Saturday, April 4, 2015

Today

I try to imagine what the disciples and women must have felt like today.  The intensity of yesterday’s events has left them exhausted.  They sit staring at nothing, starting at every sound, sure they could be dragged away to their own deaths. 

For moments they almost forget, but then it crashes down on them once again – Jesus is dead. 

Shock, horror, their chests constrict, breathing shallow and painful.  Hope has gone, flowing away in water and blood.  Their world covered in darkness, the very ground shaking under their feet.  There is no comfort, no solace, no words to say.

Those who do not yet know that Jesus is alive are still living on that day in between His death and resurrection.  How bleak, how void of hope, to just trudge through a life without Him.    
We know.  We know what tomorrow will bring.  Not because we have more faith, but because we have been gifted with the knowledge.  Those very disciples who today shudder, will tomorrow proclaim the truth that reverberates to this day. 

We rush to Easter, and with good cause.  Today feels bad.  As awful as yesterday was, there was something to do, something to see.  We have traveled from the Upper Room to Gethsemane to Herod's palace to Golgatha and the cry My God, My God, why have You forsaken me?  We are spent.  Listless.

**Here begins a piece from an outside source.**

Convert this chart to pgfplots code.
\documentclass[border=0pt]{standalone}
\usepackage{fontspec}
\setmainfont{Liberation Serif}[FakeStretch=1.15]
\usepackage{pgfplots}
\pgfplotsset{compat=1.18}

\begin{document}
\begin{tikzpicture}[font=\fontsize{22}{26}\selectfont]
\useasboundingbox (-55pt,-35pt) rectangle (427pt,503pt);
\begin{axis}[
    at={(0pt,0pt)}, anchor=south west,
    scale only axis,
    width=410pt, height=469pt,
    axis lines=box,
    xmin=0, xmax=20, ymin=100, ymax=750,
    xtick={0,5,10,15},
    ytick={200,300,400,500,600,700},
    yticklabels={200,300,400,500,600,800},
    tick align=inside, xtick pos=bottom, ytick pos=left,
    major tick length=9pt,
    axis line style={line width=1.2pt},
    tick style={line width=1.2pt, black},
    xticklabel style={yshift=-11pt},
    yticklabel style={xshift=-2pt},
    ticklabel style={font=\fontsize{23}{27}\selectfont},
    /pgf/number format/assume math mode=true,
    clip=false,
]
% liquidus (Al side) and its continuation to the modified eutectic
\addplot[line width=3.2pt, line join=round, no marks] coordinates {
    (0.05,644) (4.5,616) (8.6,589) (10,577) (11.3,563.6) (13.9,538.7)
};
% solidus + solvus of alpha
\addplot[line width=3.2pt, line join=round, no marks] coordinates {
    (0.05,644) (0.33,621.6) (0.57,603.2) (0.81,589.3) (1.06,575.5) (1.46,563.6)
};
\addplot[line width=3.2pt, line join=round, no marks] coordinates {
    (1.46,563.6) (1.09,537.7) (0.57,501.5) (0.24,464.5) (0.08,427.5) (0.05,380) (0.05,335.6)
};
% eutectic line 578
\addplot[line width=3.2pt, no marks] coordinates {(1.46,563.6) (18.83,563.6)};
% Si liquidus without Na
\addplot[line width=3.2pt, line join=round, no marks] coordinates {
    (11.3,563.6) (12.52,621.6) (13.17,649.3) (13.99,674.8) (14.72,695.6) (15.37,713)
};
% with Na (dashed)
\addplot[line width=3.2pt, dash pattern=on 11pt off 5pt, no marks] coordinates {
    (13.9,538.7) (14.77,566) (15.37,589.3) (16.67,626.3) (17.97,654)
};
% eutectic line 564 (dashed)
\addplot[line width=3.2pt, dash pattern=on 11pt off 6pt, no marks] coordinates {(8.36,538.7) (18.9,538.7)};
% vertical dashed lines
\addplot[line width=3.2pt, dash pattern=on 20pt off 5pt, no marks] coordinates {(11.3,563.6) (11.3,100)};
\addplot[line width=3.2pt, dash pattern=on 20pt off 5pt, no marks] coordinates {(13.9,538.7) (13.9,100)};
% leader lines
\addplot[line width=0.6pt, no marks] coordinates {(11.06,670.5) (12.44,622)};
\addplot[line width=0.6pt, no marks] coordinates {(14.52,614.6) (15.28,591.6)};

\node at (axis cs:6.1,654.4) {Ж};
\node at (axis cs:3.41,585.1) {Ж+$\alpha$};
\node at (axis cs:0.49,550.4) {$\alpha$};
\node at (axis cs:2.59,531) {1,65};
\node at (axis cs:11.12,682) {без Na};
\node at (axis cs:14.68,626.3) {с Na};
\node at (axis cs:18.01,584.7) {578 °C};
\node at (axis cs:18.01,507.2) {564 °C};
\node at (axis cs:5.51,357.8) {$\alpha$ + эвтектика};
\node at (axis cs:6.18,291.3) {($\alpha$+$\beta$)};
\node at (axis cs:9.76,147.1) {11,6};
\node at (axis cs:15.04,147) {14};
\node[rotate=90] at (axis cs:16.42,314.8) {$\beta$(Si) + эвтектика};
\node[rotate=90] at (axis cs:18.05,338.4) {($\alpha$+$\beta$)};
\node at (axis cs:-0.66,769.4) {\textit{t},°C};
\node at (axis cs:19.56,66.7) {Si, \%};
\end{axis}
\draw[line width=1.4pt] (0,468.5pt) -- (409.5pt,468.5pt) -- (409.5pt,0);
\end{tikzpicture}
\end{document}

Exhausted from the journey. 

We yearn for Easter and so we push past today.  But, today is where many in our world are living.  They see stories of horror but cannot comprehend them.  They get through their days, perhaps filling them up to force some kind of meaning into them. 

When they allow themselves to reflect, they quickly back away.  Meaningless to work hard, make a legacy, even to do good, since in the end there is just the blackness of death.

I encourage us to take time today to be in this place of hopelessness.  It may sound wrong or even heretical, but I encourage us to try to imagine a world where Jesus is dead.  Where what we see around us is the only reality and where there is no future.  Where the tomb is sealed up, and with it, hope. 

Where Jesus was a great moral teacher who did some pretty incredible things, but in the end, was just a man.  A man who died.  Just like all of us will.

Of course, we know the truth of tomorrow, but for just a time, let us pretend that we do not.  I know it doesn’t feel good, but that is the point. 

My prayer is that abiding here will move our hearts once again for those who have no Easter sunrise.  For whom tomorrow is no different from today. 

My prayer is that tomorrow will be brighter for the time we spend in darkness today.  That glimpsing the flat, lifeless vista of a world without Christ will strengthen our resolve to proclaim Him, risen and reigning. 

The world is stuck in today.  Let us experience this, and allow it to break us.  Allow it to seep in, pushing out the lie that anything other than Jesus Christ can heal and bring hope.  We know tomorrow is coming.  But, for today, let’s allow ourselves to remember why we need it.